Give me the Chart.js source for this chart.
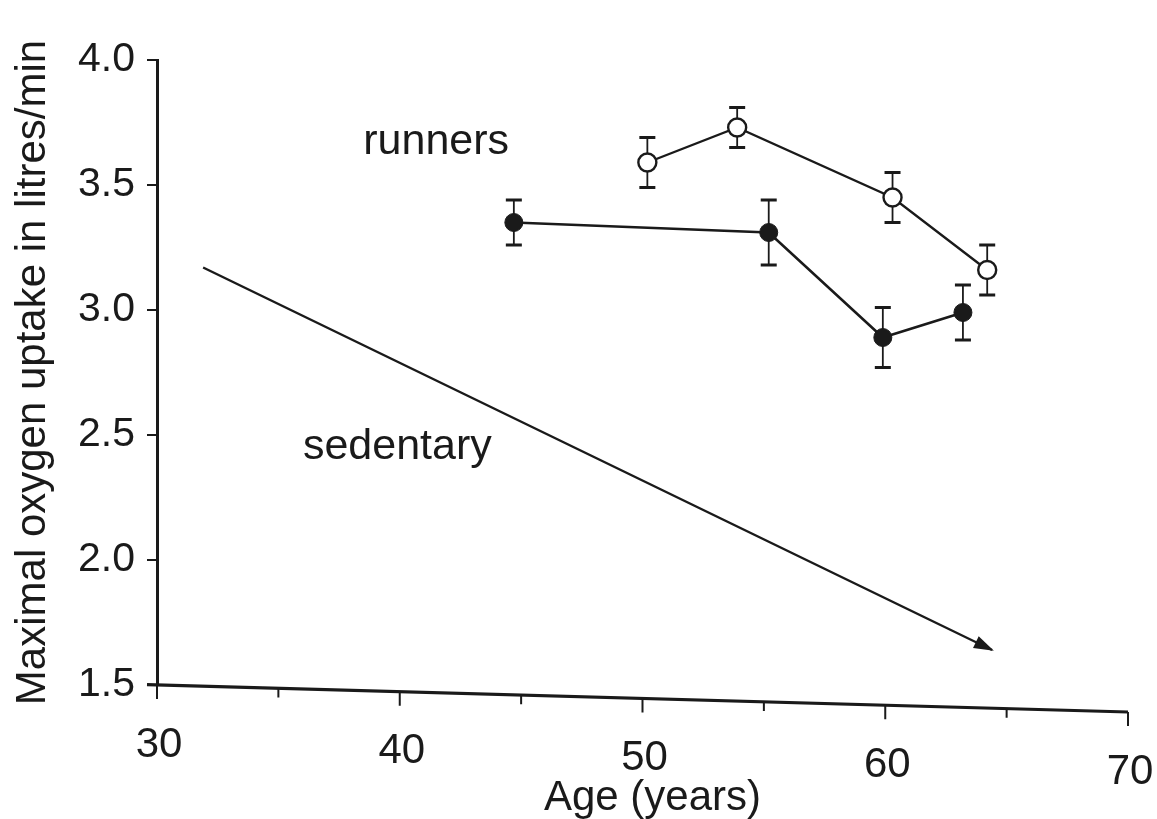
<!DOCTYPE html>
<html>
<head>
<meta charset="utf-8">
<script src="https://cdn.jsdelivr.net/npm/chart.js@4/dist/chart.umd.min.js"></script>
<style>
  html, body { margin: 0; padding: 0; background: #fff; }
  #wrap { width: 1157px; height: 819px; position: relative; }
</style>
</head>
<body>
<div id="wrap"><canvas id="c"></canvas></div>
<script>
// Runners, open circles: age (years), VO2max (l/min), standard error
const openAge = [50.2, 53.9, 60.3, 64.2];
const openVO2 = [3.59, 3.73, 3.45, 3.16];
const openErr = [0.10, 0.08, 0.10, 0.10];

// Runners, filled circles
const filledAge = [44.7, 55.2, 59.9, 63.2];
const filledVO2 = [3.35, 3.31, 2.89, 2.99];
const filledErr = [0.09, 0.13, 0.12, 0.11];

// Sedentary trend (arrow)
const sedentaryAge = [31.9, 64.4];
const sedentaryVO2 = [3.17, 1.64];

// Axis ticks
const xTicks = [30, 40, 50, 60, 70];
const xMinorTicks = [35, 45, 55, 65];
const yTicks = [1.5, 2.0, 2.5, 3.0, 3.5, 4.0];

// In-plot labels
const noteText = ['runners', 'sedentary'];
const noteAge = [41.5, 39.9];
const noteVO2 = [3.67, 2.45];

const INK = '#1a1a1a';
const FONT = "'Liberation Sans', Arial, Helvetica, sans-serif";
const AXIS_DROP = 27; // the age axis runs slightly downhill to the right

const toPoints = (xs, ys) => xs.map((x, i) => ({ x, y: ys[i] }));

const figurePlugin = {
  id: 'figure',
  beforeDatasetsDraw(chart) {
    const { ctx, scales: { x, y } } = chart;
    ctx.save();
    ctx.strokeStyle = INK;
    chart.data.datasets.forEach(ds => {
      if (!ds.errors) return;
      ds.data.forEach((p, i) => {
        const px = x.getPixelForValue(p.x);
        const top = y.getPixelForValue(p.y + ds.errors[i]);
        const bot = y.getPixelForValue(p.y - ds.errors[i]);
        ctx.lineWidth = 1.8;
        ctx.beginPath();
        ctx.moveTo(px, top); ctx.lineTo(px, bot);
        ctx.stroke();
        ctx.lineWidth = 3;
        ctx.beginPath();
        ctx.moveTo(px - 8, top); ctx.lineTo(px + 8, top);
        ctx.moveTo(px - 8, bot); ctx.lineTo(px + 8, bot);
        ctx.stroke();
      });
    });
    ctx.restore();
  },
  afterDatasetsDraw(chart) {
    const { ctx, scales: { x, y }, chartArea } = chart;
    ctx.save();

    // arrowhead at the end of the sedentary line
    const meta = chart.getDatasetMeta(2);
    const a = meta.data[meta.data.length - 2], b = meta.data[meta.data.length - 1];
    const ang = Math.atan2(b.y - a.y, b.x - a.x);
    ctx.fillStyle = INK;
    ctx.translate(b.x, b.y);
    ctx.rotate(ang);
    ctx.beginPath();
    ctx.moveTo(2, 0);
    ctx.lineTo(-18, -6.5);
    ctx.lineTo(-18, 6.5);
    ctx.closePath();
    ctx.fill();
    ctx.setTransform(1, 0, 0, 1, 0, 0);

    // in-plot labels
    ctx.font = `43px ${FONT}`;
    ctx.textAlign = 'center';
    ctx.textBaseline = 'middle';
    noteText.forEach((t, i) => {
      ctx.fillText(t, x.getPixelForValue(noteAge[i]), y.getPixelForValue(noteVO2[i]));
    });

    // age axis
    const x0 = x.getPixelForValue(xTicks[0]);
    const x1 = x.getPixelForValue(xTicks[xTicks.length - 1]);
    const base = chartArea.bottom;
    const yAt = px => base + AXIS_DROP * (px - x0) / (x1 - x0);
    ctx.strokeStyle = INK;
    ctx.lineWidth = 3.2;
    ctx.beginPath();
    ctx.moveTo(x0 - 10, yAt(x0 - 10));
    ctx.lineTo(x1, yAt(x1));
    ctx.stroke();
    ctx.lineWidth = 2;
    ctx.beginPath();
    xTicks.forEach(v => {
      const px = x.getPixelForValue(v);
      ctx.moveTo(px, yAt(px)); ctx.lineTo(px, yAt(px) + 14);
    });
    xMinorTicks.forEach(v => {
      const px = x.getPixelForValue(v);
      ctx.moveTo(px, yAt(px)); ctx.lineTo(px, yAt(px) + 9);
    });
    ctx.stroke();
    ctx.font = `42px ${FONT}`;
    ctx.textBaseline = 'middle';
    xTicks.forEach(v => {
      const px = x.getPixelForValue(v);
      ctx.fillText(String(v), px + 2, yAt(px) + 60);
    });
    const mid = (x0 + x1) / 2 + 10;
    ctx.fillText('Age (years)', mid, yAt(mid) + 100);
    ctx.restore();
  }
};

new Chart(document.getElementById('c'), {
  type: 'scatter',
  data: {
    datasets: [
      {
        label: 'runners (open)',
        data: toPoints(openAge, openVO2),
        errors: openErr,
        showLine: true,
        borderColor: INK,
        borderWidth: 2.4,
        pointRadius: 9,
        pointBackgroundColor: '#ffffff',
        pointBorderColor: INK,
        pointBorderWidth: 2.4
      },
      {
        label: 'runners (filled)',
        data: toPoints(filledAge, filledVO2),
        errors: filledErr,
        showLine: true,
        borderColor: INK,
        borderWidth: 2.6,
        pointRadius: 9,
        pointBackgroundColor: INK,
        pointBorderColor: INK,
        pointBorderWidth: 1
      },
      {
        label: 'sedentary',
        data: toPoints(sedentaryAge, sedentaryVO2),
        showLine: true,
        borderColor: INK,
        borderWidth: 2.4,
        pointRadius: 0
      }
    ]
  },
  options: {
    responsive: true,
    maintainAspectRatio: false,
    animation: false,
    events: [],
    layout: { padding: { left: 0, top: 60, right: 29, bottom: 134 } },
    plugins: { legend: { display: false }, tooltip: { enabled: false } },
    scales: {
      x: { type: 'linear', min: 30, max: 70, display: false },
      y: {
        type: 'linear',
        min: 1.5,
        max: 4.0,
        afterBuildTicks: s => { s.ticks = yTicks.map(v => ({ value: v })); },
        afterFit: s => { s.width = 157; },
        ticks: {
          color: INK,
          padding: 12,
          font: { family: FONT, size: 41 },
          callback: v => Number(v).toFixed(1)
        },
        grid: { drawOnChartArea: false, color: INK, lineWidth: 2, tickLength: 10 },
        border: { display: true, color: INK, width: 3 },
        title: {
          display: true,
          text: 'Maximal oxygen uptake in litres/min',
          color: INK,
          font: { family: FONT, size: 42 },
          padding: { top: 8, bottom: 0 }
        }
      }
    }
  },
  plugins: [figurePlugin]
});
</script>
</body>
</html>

EXERCISE DESCRIPTION ▸
Write out the material above once more, exactly as it reads, with no pictures.

CORRECT ANSWER ▸
Give me the Chart.js source for this chart.
<!DOCTYPE html>
<html>
<head>
<meta charset="utf-8">
<script src="https://cdn.jsdelivr.net/npm/chart.js@4/dist/chart.umd.min.js"></script>
<style>
  html, body { margin: 0; padding: 0; background: #fff; }
  #wrap { width: 1157px; height: 819px; position: relative; }
</style>
</head>
<body>
<div id="wrap"><canvas id="c"></canvas></div>
<script>
// Runners, open circles: age (years), VO2max (l/min), standard error
const openAge = [50.2, 53.9, 60.3, 64.2];
const openVO2 = [3.59, 3.73, 3.45, 3.16];
const openErr = [0.10, 0.08, 0.10, 0.10];

// Runners, filled circles
const filledAge = [44.7, 55.2, 59.9, 63.2];
const filledVO2 = [3.35, 3.31, 2.89, 2.99];
const filledErr = [0.09, 0.13, 0.12, 0.11];

// Sedentary trend (arrow)
const sedentaryAge = [31.9, 64.4];
const sedentaryVO2 = [3.17, 1.64];

// Axis ticks
const xTicks = [30, 40, 50, 60, 70];
const xMinorTicks = [35, 45, 55, 65];
const yTicks = [1.5, 2.0, 2.5, 3.0, 3.5, 4.0];

// In-plot labels
const noteText = ['runners', 'sedentary'];
const noteAge = [41.5, 39.9];
const noteVO2 = [3.67, 2.45];

const INK = '#1a1a1a';
const FONT = "'Liberation Sans', Arial, Helvetica, sans-serif";
const AXIS_DROP = 27; // the age axis runs slightly downhill to the right

const toPoints = (xs, ys) => xs.map((x, i) => ({ x, y: ys[i] }));

const figurePlugin = {
  id: 'figure',
  beforeDatasetsDraw(chart) {
    const { ctx, scales: { x, y } } = chart;
    ctx.save();
    ctx.strokeStyle = INK;
    chart.data.datasets.forEach(ds => {
      if (!ds.errors) return;
      ds.data.forEach((p, i) => {
        const px = x.getPixelForValue(p.x);
        const top = y.getPixelForValue(p.y + ds.errors[i]);
        const bot = y.getPixelForValue(p.y - ds.errors[i]);
        ctx.lineWidth = 1.8;
        ctx.beginPath();
        ctx.moveTo(px, top); ctx.lineTo(px, bot);
        ctx.stroke();
        ctx.lineWidth = 3;
        ctx.beginPath();
        ctx.moveTo(px - 8, top); ctx.lineTo(px + 8, top);
        ctx.moveTo(px - 8, bot); ctx.lineTo(px + 8, bot);
        ctx.stroke();
      });
    });
    ctx.restore();
  },
  afterDatasetsDraw(chart) {
    const { ctx, scales: { x, y }, chartArea } = chart;
    ctx.save();

    // arrowhead at the end of the sedentary line
    const meta = chart.getDatasetMeta(2);
    const a = meta.data[meta.data.length - 2], b = meta.data[meta.data.length - 1];
    const ang = Math.atan2(b.y - a.y, b.x - a.x);
    ctx.fillStyle = INK;
    ctx.translate(b.x, b.y);
    ctx.rotate(ang);
    ctx.beginPath();
    ctx.moveTo(2, 0);
    ctx.lineTo(-18, -6.5);
    ctx.lineTo(-18, 6.5);
    ctx.closePath();
    ctx.fill();
    ctx.setTransform(1, 0, 0, 1, 0, 0);

    // in-plot labels
    ctx.font = `43px ${FONT}`;
    ctx.textAlign = 'center';
    ctx.textBaseline = 'middle';
    noteText.forEach((t, i) => {
      ctx.fillText(t, x.getPixelForValue(noteAge[i]), y.getPixelForValue(noteVO2[i]));
    });

    // age axis
    const x0 = x.getPixelForValue(xTicks[0]);
    const x1 = x.getPixelForValue(xTicks[xTicks.length - 1]);
    const base = chartArea.bottom;
    const yAt = px => base + AXIS_DROP * (px - x0) / (x1 - x0);
    ctx.strokeStyle = INK;
    ctx.lineWidth = 3.2;
    ctx.beginPath();
    ctx.moveTo(x0 - 10, yAt(x0 - 10));
    ctx.lineTo(x1, yAt(x1));
    ctx.stroke();
    ctx.lineWidth = 2;
    ctx.beginPath();
    xTicks.forEach(v => {
      const px = x.getPixelForValue(v);
      ctx.moveTo(px, yAt(px)); ctx.lineTo(px, yAt(px) + 14);
    });
    xMinorTicks.forEach(v => {
      const px = x.getPixelForValue(v);
      ctx.moveTo(px, yAt(px)); ctx.lineTo(px, yAt(px) + 9);
    });
    ctx.stroke();
    ctx.font = `42px ${FONT}`;
    ctx.textBaseline = 'middle';
    xTicks.forEach(v => {
      const px = x.getPixelForValue(v);
      ctx.fillText(String(v), px + 2, yAt(px) + 60);
    });
    const mid = (x0 + x1) / 2 + 10;
    ctx.fillText('Age (years)', mid, yAt(mid) + 100);
    ctx.restore();
  }
};

new Chart(document.getElementById('c'), {
  type: 'scatter',
  data: {
    datasets: [
      {
        label: 'runners (open)',
        data: toPoints(openAge, openVO2),
        errors: openErr,
        showLine: true,
        borderColor: INK,
        borderWidth: 2.4,
        pointRadius: 9,
        pointBackgroundColor: '#ffffff',
        pointBorderColor: INK,
        pointBorderWidth: 2.4
      },
      {
        label: 'runners (filled)',
        data: toPoints(filledAge, filledVO2),
        errors: filledErr,
        showLine: true,
        borderColor: INK,
        borderWidth: 2.6,
        pointRadius: 9,
        pointBackgroundColor: INK,
        pointBorderColor: INK,
        pointBorderWidth: 1
      },
      {
        label: 'sedentary',
        data: toPoints(sedentaryAge, sedentaryVO2),
        showLine: true,
        borderColor: INK,
        borderWidth: 2.4,
        pointRadius: 0
      }
    ]
  },
  options: {
    responsive: true,
    maintainAspectRatio: false,
    animation: false,
    events: [],
    layout: { padding: { left: 0, top: 60, right: 29, bottom: 134 } },
    plugins: { legend: { display: false }, tooltip: { enabled: false } },
    scales: {
      x: { type: 'linear', min: 30, max: 70, display: false },
      y: {
        type: 'linear',
        min: 1.5,
        max: 4.0,
        afterBuildTicks: s => { s.ticks = yTicks.map(v => ({ value: v })); },
        afterFit: s => { s.width = 157; },
        ticks: {
          color: INK,
          padding: 12,
          font: { family: FONT, size: 41 },
          callback: v => Number(v).toFixed(1)
        },
        grid: { drawOnChartArea: false, color: INK, lineWidth: 2, tickLength: 10 },
        border: { display: true, color: INK, width: 3 },
        title: {
          display: true,
          text: 'Maximal oxygen uptake in litres/min',
          color: INK,
          font: { family: FONT, size: 42 },
          padding: { top: 8, bottom: 0 }
        }
      }
    }
  },
  plugins: [figurePlugin]
});
</script>
</body>
</html>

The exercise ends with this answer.